* [Your task]: Word for word, print each line of the listing below; pictures stay out.

* [Data shown]:

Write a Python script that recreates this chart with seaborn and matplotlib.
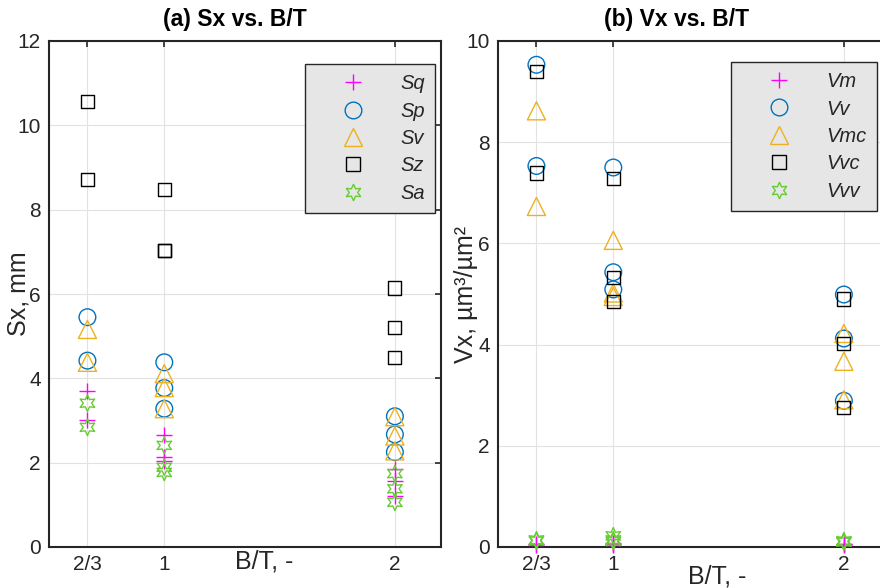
import numpy as np
import pandas as pd
import matplotlib
matplotlib.use("Agg")
import matplotlib.pyplot as plt
from matplotlib.lines import Line2D
import seaborn as sns

# B/T ratio of each measured sample
bt = [2/3, 2/3, 1, 1, 1, 2, 2, 2]

# (a) height parameters, mm
sq = [3.71, 3.02, 2.66, 2.13, 2.03, 1.84, 1.56, 1.20]
sp = [5.45, 4.42, 4.38, 3.77, 3.28, 3.10, 2.67, 2.25]
sv = [5.16, 4.38, 4.11, 3.78, 3.28, 3.09, 2.63, 2.28]
sz = [10.56, 8.71, 8.47, 7.04, 7.04, 6.14, 5.21, 4.50]
sa = [3.41, 2.84, 2.41, 1.89, 1.77, 1.74, 1.38, 1.06]

# (b) volume parameters, um^3/um^2
vm = [0.04, 0.05, 0.05, 0.07, 0.04, 0.04, 0.06, 0.05]
vv = [9.53, 7.53, 7.50, 5.43, 5.09, 4.99, 4.12, 2.89]
vmc = [8.62, 6.73, 6.06, 5.02, 4.95, 4.22, 3.67, 2.91]
vvc = [9.39, 7.39, 7.29, 5.33, 4.85, 4.90, 4.02, 2.76]
vvv = [0.14, 0.12, 0.22, 0.14, 0.11, 0.11, 0.10, 0.12]

x_ticks = [2/3, 1, 2]
x_ticklabels = ["2/3", "1", "2"]

sns.set_style("white")
plt.rcParams["font.family"] = ["Liberation Sans", "DejaVu Sans"]
plt.rcParams["axes.unicode_minus"] = False

MAGENTA = "#FF00FF"
BLUE = "#0072BD"
ORANGE = "#EDB120"
BLACK = "#000000"
GREEN = "#66CC33"
HEXAGRAM = (6, 1, 0)
INK = "#262626"

# marker style per series slot: (marker, size in points, colour, hollow)
styles = [
    ("+", 11, MAGENTA, False),
    ("o", 12, BLUE, True),
    ("^", 13, ORANGE, True),
    ("s", 9.5, BLACK, True),
    (HEXAGRAM, 12, GREEN, True),
]

fig = plt.figure(figsize=(8.8, 5.88), dpi=100)
W, H = 880, 588
ax1 = fig.add_axes([49 / W, 1 - 547 / H, 392 / W, 506 / H])
ax2 = fig.add_axes([498 / W, 1 - 547 / H, 392 / W, 506 / H])


def draw_panel(ax, series, names, ylim, yticks, title, title_x, ylabel,
               legend_anchor):
    handles = []
    for vals, name, (mk, ms, col, hollow) in zip(series, names, styles):
        kw = dict(marker=mk, s=ms ** 2, linewidth=1.0, clip_on=False, zorder=3,
                  legend=False)
        if hollow:
            kw.update(facecolor="none", edgecolor=col, color=col)
        else:
            kw.update(color=col)
        sns.scatterplot(x=bt, y=vals, ax=ax, **kw)
        handles.append(Line2D([], [], linestyle="none", marker=mk, markersize=ms,
                              markerfacecolor="none", markeredgecolor=col,
                              color=col, markeredgewidth=1.0, label=name))
    ax.set_xlim(0.5, 2.2)
    ax.set_ylim(*ylim)
    ax.set_xticks(x_ticks)
    ax.set_xticklabels(x_ticklabels)
    ax.set_yticks(yticks)
    ax.grid(True, color="#e2e2e2", linewidth=0.8, zorder=0)
    ax.set_axisbelow(True)
    ax.tick_params(direction="in", length=4, width=1.2, colors=INK,
                   labelsize=15, pad=6, top=True, right=True, labelcolor=INK)
    for s in ax.spines.values():
        s.set_color(INK)
        s.set_linewidth(1.5)
        s.set_visible(True)
    ax.set_title(title, fontsize=16.5, fontweight="bold", color="#000000",
                 pad=11, x=title_x)
    ax.set_ylabel(ylabel, fontsize=18, color=INK)
    ax.set_xlabel("")
    leg = ax.legend(handles=handles, loc="upper right",
                    bbox_to_anchor=legend_anchor, bbox_transform=ax.transAxes,
                    borderaxespad=0, fontsize=14.5,
                    frameon=True, fancybox=False, framealpha=1,
                    facecolor="#e6e6e6", edgecolor=INK,
                    handlelength=3.8, handletextpad=0.45, labelspacing=0.42,
                    borderpad=0.5)
    leg.get_frame().set_linewidth(1.0)
    for t in leg.get_texts():
        t.set_fontstyle("italic")
    return leg


draw_panel(ax1, [sq, sp, sv, sz, sa], ["Sq", "Sp", "Sv", "Sz", "Sa"],
           (0, 12), [0, 2, 4, 6, 8, 10, 12], "(a) Sx vs. B/T", 0.474, "Sx, mm",
           (0.985, 0.9545))
draw_panel(ax2, [vm, vv, vmc, vvc, vvv], ["Vm", "Vv", "Vmc", "Vvc", "Vvv"],
           (0, 10), [0, 2, 4, 6, 8, 10], "(b) Vx vs. B/T", 0.455,
           "Vx, µm³/µm²", (0.967, 0.9585))

ax1.yaxis.set_label_coords(-0.048, 0.5)
ax2.yaxis.set_label_coords(-0.052, 0.5)

ax1.text(0.55, -0.028, "B/T, -", transform=ax1.transAxes, ha="center",
         va="center", fontsize=18, color=INK)
ax2.text(0.56, -0.058, "B/T, -", transform=ax2.transAxes, ha="center",
         va="center", fontsize=18, color=INK)

fig.savefig("out.png", dpi=100)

* [Answer for the task]:
Write a Python script that recreates this chart with seaborn and matplotlib.
import numpy as np
import pandas as pd
import matplotlib
matplotlib.use("Agg")
import matplotlib.pyplot as plt
from matplotlib.lines import Line2D
import seaborn as sns

# B/T ratio of each measured sample
bt = [2/3, 2/3, 1, 1, 1, 2, 2, 2]

# (a) height parameters, mm
sq = [3.71, 3.02, 2.66, 2.13, 2.03, 1.84, 1.56, 1.20]
sp = [5.45, 4.42, 4.38, 3.77, 3.28, 3.10, 2.67, 2.25]
sv = [5.16, 4.38, 4.11, 3.78, 3.28, 3.09, 2.63, 2.28]
sz = [10.56, 8.71, 8.47, 7.04, 7.04, 6.14, 5.21, 4.50]
sa = [3.41, 2.84, 2.41, 1.89, 1.77, 1.74, 1.38, 1.06]

# (b) volume parameters, um^3/um^2
vm = [0.04, 0.05, 0.05, 0.07, 0.04, 0.04, 0.06, 0.05]
vv = [9.53, 7.53, 7.50, 5.43, 5.09, 4.99, 4.12, 2.89]
vmc = [8.62, 6.73, 6.06, 5.02, 4.95, 4.22, 3.67, 2.91]
vvc = [9.39, 7.39, 7.29, 5.33, 4.85, 4.90, 4.02, 2.76]
vvv = [0.14, 0.12, 0.22, 0.14, 0.11, 0.11, 0.10, 0.12]

x_ticks = [2/3, 1, 2]
x_ticklabels = ["2/3", "1", "2"]

sns.set_style("white")
plt.rcParams["font.family"] = ["Liberation Sans", "DejaVu Sans"]
plt.rcParams["axes.unicode_minus"] = False

MAGENTA = "#FF00FF"
BLUE = "#0072BD"
ORANGE = "#EDB120"
BLACK = "#000000"
GREEN = "#66CC33"
HEXAGRAM = (6, 1, 0)
INK = "#262626"

# marker style per series slot: (marker, size in points, colour, hollow)
styles = [
    ("+", 11, MAGENTA, False),
    ("o", 12, BLUE, True),
    ("^", 13, ORANGE, True),
    ("s", 9.5, BLACK, True),
    (HEXAGRAM, 12, GREEN, True),
]

fig = plt.figure(figsize=(8.8, 5.88), dpi=100)
W, H = 880, 588
ax1 = fig.add_axes([49 / W, 1 - 547 / H, 392 / W, 506 / H])
ax2 = fig.add_axes([498 / W, 1 - 547 / H, 392 / W, 506 / H])


def draw_panel(ax, series, names, ylim, yticks, title, title_x, ylabel,
               legend_anchor):
    handles = []
    for vals, name, (mk, ms, col, hollow) in zip(series, names, styles):
        kw = dict(marker=mk, s=ms ** 2, linewidth=1.0, clip_on=False, zorder=3,
                  legend=False)
        if hollow:
            kw.update(facecolor="none", edgecolor=col, color=col)
        else:
            kw.update(color=col)
        sns.scatterplot(x=bt, y=vals, ax=ax, **kw)
        handles.append(Line2D([], [], linestyle="none", marker=mk, markersize=ms,
                              markerfacecolor="none", markeredgecolor=col,
                              color=col, markeredgewidth=1.0, label=name))
    ax.set_xlim(0.5, 2.2)
    ax.set_ylim(*ylim)
    ax.set_xticks(x_ticks)
    ax.set_xticklabels(x_ticklabels)
    ax.set_yticks(yticks)
    ax.grid(True, color="#e2e2e2", linewidth=0.8, zorder=0)
    ax.set_axisbelow(True)
    ax.tick_params(direction="in", length=4, width=1.2, colors=INK,
                   labelsize=15, pad=6, top=True, right=True, labelcolor=INK)
    for s in ax.spines.values():
        s.set_color(INK)
        s.set_linewidth(1.5)
        s.set_visible(True)
    ax.set_title(title, fontsize=16.5, fontweight="bold", color="#000000",
                 pad=11, x=title_x)
    ax.set_ylabel(ylabel, fontsize=18, color=INK)
    ax.set_xlabel("")
    leg = ax.legend(handles=handles, loc="upper right",
                    bbox_to_anchor=legend_anchor, bbox_transform=ax.transAxes,
                    borderaxespad=0, fontsize=14.5,
                    frameon=True, fancybox=False, framealpha=1,
                    facecolor="#e6e6e6", edgecolor=INK,
                    handlelength=3.8, handletextpad=0.45, labelspacing=0.42,
                    borderpad=0.5)
    leg.get_frame().set_linewidth(1.0)
    for t in leg.get_texts():
        t.set_fontstyle("italic")
    return leg


draw_panel(ax1, [sq, sp, sv, sz, sa], ["Sq", "Sp", "Sv", "Sz", "Sa"],
           (0, 12), [0, 2, 4, 6, 8, 10, 12], "(a) Sx vs. B/T", 0.474, "Sx, mm",
           (0.985, 0.9545))
draw_panel(ax2, [vm, vv, vmc, vvc, vvv], ["Vm", "Vv", "Vmc", "Vvc", "Vvv"],
           (0, 10), [0, 2, 4, 6, 8, 10], "(b) Vx vs. B/T", 0.455,
           "Vx, µm³/µm²", (0.967, 0.9585))

ax1.yaxis.set_label_coords(-0.048, 0.5)
ax2.yaxis.set_label_coords(-0.052, 0.5)

ax1.text(0.55, -0.028, "B/T, -", transform=ax1.transAxes, ha="center",
         va="center", fontsize=18, color=INK)
ax2.text(0.56, -0.058, "B/T, -", transform=ax2.transAxes, ha="center",
         va="center", fontsize=18, color=INK)

fig.savefig("out.png", dpi=100)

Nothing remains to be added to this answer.